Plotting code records
----

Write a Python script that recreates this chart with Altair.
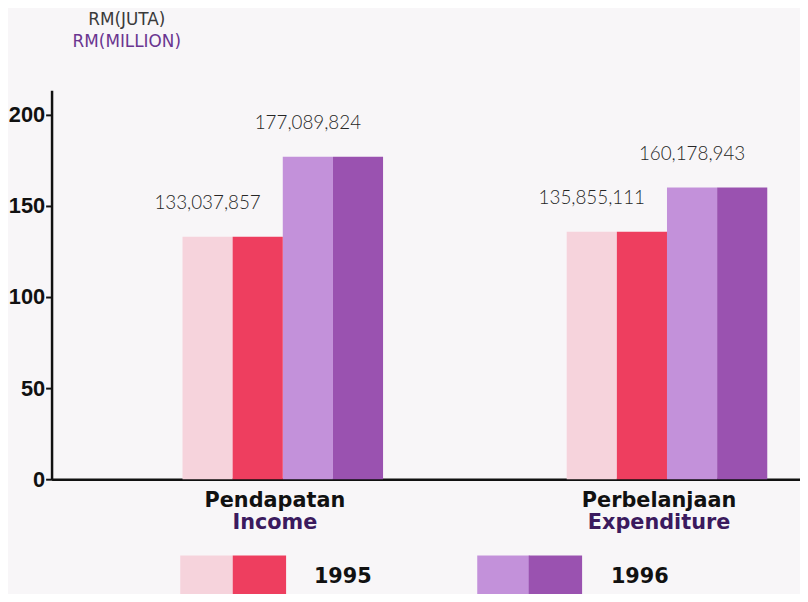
import altair as alt
import pandas as pd

# ---- data ----
categories_ms = ["Pendapatan", "Perbelanjaan"]
categories_en = ["Income", "Expenditure"]
years = ["1995", "1996"]
values_1995 = [133037857, 135855111]
values_1996 = [177089824, 160178943]
y_ticks = [0, 50, 100, 150, 200]

faces = ["1995 front", "1995 side", "1996 front", "1996 side"]
front_colors = ["#f6d3dc", "#c391da"]
side_colors = ["#ee3e5f", "#9a52b0"]

rows = []
for i in range(len(categories_ms)):
    for yr, vals in zip(years, [values_1995, values_1996]):
        rows.append({
            "ms": categories_ms[i],
            "en": categories_en[i],
            "year": yr,
            "millions": vals[i] / 1e6,
            "label": f"{vals[i]:,}",
            "front": yr + " front",
            "side": yr + " side",
        })
df = pd.DataFrame(rows)

band = dict(paddingInner=0.478, paddingOuter=0.213, align=0.8)

y_enc = alt.Y(
    "millions:Q",
    scale=alt.Scale(domain=[0, 213.6], nice=False, zero=True),
    axis=alt.Axis(
        values=y_ticks, title=None, grid=False,
        domainColor="#111111", domainWidth=2.5,
        tickColor="#111111", tickWidth=2, tickSize=6,
        labelFont="Liberation Sans", labelFontWeight="bold", labelFontSize=22,
        labelColor="#111111", labelPadding=1,
    ),
)

off_scale = alt.Scale(domain=faces, paddingInner=0, paddingOuter=0)

base = alt.Chart(df)

front = base.mark_bar(strokeWidth=0).encode(
    x=alt.X("ms:N", sort=categories_ms, scale=alt.Scale(**band),
            axis=alt.Axis(title=None, ticks=False, labelAngle=0,
                          domainColor="#111111", domainWidth=2.5,
                          labelFont="DejaVu Sans", labelFontWeight="bold",
                          labelFontSize=21, labelColor="#111111",
                          labelPadding=11, labelOffset=-8)),
    xOffset=alt.XOffset("front:N", scale=off_scale),
    y=y_enc,
    fill=alt.Fill("year:N", scale=alt.Scale(domain=years, range=front_colors),
                  legend=alt.Legend(
                      title=None, orient="none", direction="horizontal",
                      legendX=161, legendY=470,
                      symbolType="M-2.41,-1H0V1H-2.41Z", symbolSize=1936,
                      symbolStrokeWidth=0, symbolOpacity=1,
                      labelFont="DejaVu Sans", labelFontWeight="bold",
                      labelFontSize=21, labelColor="#111111",
                      labelOffset=60, columnPadding=105, padding=0,
                  )),
)

side = base.mark_bar(strokeWidth=0).encode(
    x=alt.X("ms:N", sort=categories_ms, scale=alt.Scale(**band), axis=None),
    xOffset=alt.XOffset("side:N", scale=off_scale),
    y=y_enc,
    fill=alt.Fill("year:N", scale=alt.Scale(domain=years, range=side_colors),
                  legend=alt.Legend(
                      title=None, orient="none", direction="horizontal",
                      legendX=161, legendY=470,
                      symbolType="M0,-1H2.45V1H0Z", symbolSize=1936,
                      symbolStrokeWidth=0, symbolOpacity=1,
                      labelExpr="''",
                      labelFont="DejaVu Sans", labelFontWeight="bold",
                      labelFontSize=21, labelColor="#111111",
                      labelOffset=60, columnPadding=195, padding=0,
                  )),
)

labels = base.mark_text(
    font="Lato", fontSize=19, fontWeight=300, color="#262626",
    baseline="bottom", dy=-24,
).encode(
    x=alt.X("en:N", sort=categories_en, scale=alt.Scale(**band),
            axis=alt.Axis(title=None, orient="bottom", ticks=False, domain=False,
                          labelAngle=0, labelFont="DejaVu Sans",
                          labelFontWeight="bold", labelFontSize=21,
                          labelColor="#3b1a5e", labelPadding=33, labelOffset=-8)),
    xOffset=alt.XOffset("front:N", scale=off_scale),
    y=y_enc,
    text="label:N",
)

chart = alt.layer(front, side, labels).resolve_scale(
    fill="independent", x="independent"
).properties(
    width=756,
    height=393,
    autosize="none",
    padding={"left": 44, "top": 80, "right": 0, "bottom": 113},
    background="#f8f6f8",
    title=alt.TitleParams(
        text="RM(JUTA)", subtitle="RM(MILLION)",
        anchor="start", frame="group", align="center", dx=76, offset=40,
        font="DejaVu Sans", fontSize=17, fontWeight="normal", color="#3a3a3a",
        subtitleFont="DejaVu Sans", subtitleFontSize=17, subtitleColor="#6a3590",
        subtitlePadding=5,
    ),
).configure_view(stroke=None)

chart.save("out.html", embed_options={"renderer": "svg", "actions": False})
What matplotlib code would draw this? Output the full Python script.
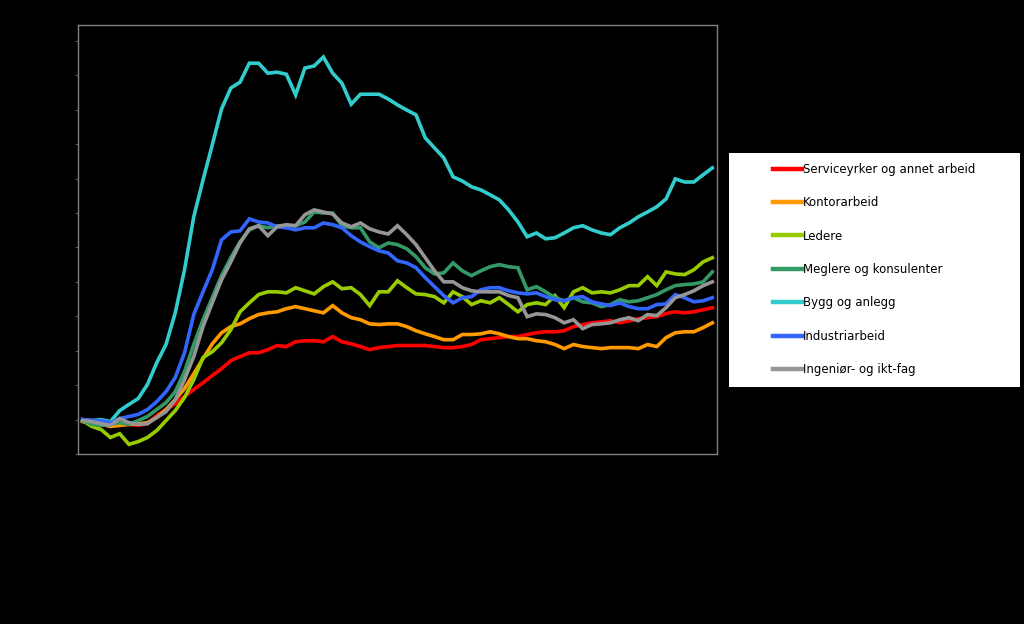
import matplotlib
matplotlib.use("Agg")
import matplotlib.pyplot as plt
from matplotlib.patches import Rectangle
import numpy as np

series_names = [
    "Serviceyrker og annet arbeid",
    "Kontorarbeid",
    "Ledere",
    "Meglere og konsulenter",
    "Bygg og anlegg",
    "Industriarbeid",
    "Ingeniør- og ikt-fag",
]
colors = ["#FF0000", "#FF9900", "#99CC00", "#339966", "#33CCCC", "#3366FF", "#969696"]

service = [99.7, 99.1, 98.8, 98.6, 98.6, 98.6, 98.3, 98.8, 101.2, 102.9, 104.6, 106.7, 108.7, 110.7, 112.8,
           114.8, 117.1, 118.3, 119.4, 119.4, 120.3, 121.5, 121.2, 122.6, 122.9, 122.9, 122.6, 124.1, 122.6,
           122.0, 121.2, 120.3, 120.9, 121.2, 121.5, 121.5, 121.5, 121.5, 121.2, 120.9, 120.9, 121.2, 121.8,
           123.2, 123.5, 123.8, 124.1, 124.1, 124.7, 125.2, 125.5, 125.5, 125.8, 127.0, 127.6, 128.1, 128.4,
           128.7, 128.1, 128.7, 129.3, 129.6, 129.9, 130.8, 131.3, 131.0, 131.3, 131.9, 132.5]
kontor = [99.4, 98.8, 98.6, 98.0, 98.3, 98.6, 98.8, 99.1, 100.6, 102.9, 105.8, 109.0, 113.3, 117.7, 122.0,
          125.2, 127.0, 127.8, 129.3, 130.5, 131.0, 131.3, 132.2, 132.8, 132.2, 131.6, 131.0, 133.1, 131.0,
          129.6, 129.0, 127.8, 127.6, 127.8, 127.8, 127.0, 125.8, 124.9, 124.1, 123.2, 123.2, 124.7, 124.7,
          124.9, 125.5, 124.9, 124.1, 123.5, 123.5, 122.9, 122.6, 121.8, 120.6, 121.8, 121.2, 120.9, 120.6,
          120.9, 120.9, 120.9, 120.6, 121.8, 121.2, 123.8, 125.2, 125.5, 125.5, 126.7, 128.1]
ledere = [99.7, 98.0, 97.1, 94.8, 95.9, 92.8, 93.6, 94.8, 96.8, 99.7, 102.6, 106.4, 111.6, 118.0, 119.7,
          122.3, 126.1, 131.3, 133.9, 136.3, 137.1, 137.1, 136.8, 138.3, 137.4, 136.5, 138.6, 140.0, 138.0,
          138.3, 136.3, 133.1, 137.1, 137.1, 140.3, 138.3, 136.5, 136.3, 135.7, 133.9, 137.1, 135.7, 133.4,
          134.5, 133.9, 135.4, 133.4, 131.3, 133.4, 133.9, 133.4, 136.0, 132.5, 137.1, 138.3, 136.8, 137.1,
          136.8, 137.7, 138.9, 138.9, 141.5, 138.9, 142.9, 142.3, 142.1, 143.5, 145.8, 147.0]
meglere = [99.7, 98.6, 98.3, 98.6, 99.1, 98.6, 99.7, 100.9, 102.9, 104.9, 108.1, 113.9, 121.8, 129.0, 135.4,
           141.8, 147.0, 151.6, 155.1, 156.3, 155.7, 156.3, 156.3, 156.3, 157.4, 160.3, 160.0, 160.0, 156.3,
           155.7, 155.7, 151.6, 149.9, 151.3, 150.8, 149.6, 147.3, 144.1, 142.3, 142.6, 145.5, 143.2, 141.8,
           143.2, 144.4, 145.0, 144.4, 144.1, 137.7, 138.6, 137.1, 135.4, 134.5, 135.4, 134.2, 133.9, 132.8,
           133.4, 134.8, 134.2, 134.5, 135.4, 136.3, 137.7, 138.9, 139.2, 139.4, 140.0, 142.9]
bygg = [100.0, 99.7, 100.0, 99.4, 102.6, 104.4, 106.1, 110.2, 116.5, 121.8, 131.0, 143.5, 158.9, 169.6, 179.8,
        190.2, 196.3, 198.0, 203.5, 203.5, 200.6, 200.9, 200.3, 194.3, 202.1, 202.7, 205.3, 200.6, 197.7,
        191.6, 194.5, 194.5, 194.5, 193.1, 191.4, 189.9, 188.5, 181.8, 178.9, 176.0, 170.5, 169.3, 167.6,
        166.7, 165.3, 163.8, 160.9, 157.4, 153.1, 154.2, 152.5, 152.8, 154.2, 155.7, 156.3, 155.1, 154.2,
        153.7, 155.7, 157.1, 158.9, 160.3, 161.8, 164.1, 169.9, 169.0, 169.0, 171.1, 173.1]
industri = [100.0, 99.7, 99.7, 99.1, 100.3, 100.9, 101.5, 102.9, 105.2, 108.1, 112.2, 119.4, 130.5, 137.1, 143.5,
            152.2, 154.5, 154.8, 158.3, 157.4, 157.1, 156.0, 155.7, 155.1, 155.7, 155.7, 157.1, 156.6, 155.7,
            153.4, 151.6, 150.2, 149.0, 148.4, 146.1, 145.5, 144.1, 141.2, 138.6, 136.0, 133.9, 135.4, 135.7,
            137.7, 138.3, 138.3, 137.4, 136.8, 136.5, 136.8, 135.7, 134.8, 134.5, 135.4, 135.7, 134.2, 133.6,
            133.1, 133.9, 132.8, 132.2, 132.2, 133.4, 133.6, 136.3, 135.4, 134.2, 134.5, 135.4]
ingenior = [99.7, 99.4, 98.8, 98.3, 100.3, 99.1, 98.6, 98.8, 100.6, 102.3, 105.8, 111.6, 118.3, 127.0, 133.9,
            140.6, 145.8, 151.3, 155.4, 156.3, 153.4, 156.0, 156.6, 156.3, 159.5, 160.9, 160.3, 159.7, 157.1,
            156.0, 157.1, 155.4, 154.5, 153.9, 156.3, 153.7, 150.8, 147.0, 143.2, 140.0, 140.0, 138.3, 137.4,
            137.1, 137.1, 137.1, 136.0, 135.4, 129.9, 130.7, 130.5, 129.6, 128.1, 129.0, 126.4, 127.6, 127.8,
            128.1, 129.0, 129.6, 128.7, 130.5, 130.2, 132.5, 135.4, 136.3, 137.4, 138.9, 140.0]

all_series = [service, kontor, ledere, meglere, bygg, industri, ingenior]
y_ticks = [90, 100, 110, 120, 130, 140, 150, 160, 170, 180, 190, 200, 210]

fig = plt.figure(figsize=(10.24, 6.24), dpi=100, facecolor="black")
ax = fig.add_axes([78 / 1024, 1 - 454 / 624, 639 / 1024, 429 / 624])
ax.set_facecolor("black")

n = len(service)
x = np.arange(n)
lines = []
for name, vals, c in zip(series_names, all_series, colors):
    ln, = ax.plot(x, vals, color=c, linewidth=2.6, solid_joinstyle="miter", label=name)
    lines.append(ln)

ax.set_xlim(-0.5, n - 0.5)
ax.set_ylim(90.1, 214.6)
ax.set_yticks(y_ticks)
ax.set_yticklabels([])
ax.set_xticks([])
ax.tick_params(axis="y", colors="#555555", length=2, width=0.8, direction="out")
for sp in ax.spines.values():
    sp.set_color("#808080")
    sp.set_linewidth(1.0)

# white legend panel
fig.patches.append(Rectangle((729 / 1024, 1 - 387 / 624), 291 / 1024, 234 / 624,
                             facecolor="white", edgecolor="none", transform=fig.transFigure, zorder=0))
leg = fig.legend(handles=lines, loc="center left",
                 bbox_to_anchor=(773 / 1024, 1 - 269.5 / 624), bbox_transform=fig.transFigure,
                 frameon=False, fontsize=8.5, handlelength=2.45, handletextpad=0.1,
                 labelspacing=1.73, borderpad=0, borderaxespad=0)
for t in leg.get_texts():
    t.set_color("black")
for h in leg.legend_handles:
    h.set_linewidth(3.2)

fig.savefig("out.png", dpi=100, facecolor="black")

----

▶ [Task details] Pick out and copy every line that contains the word "Python".

▶ [Task response]
Write a Python script that recreates this chart with Altair.
What matplotlib code would draw this? Output the full Python script.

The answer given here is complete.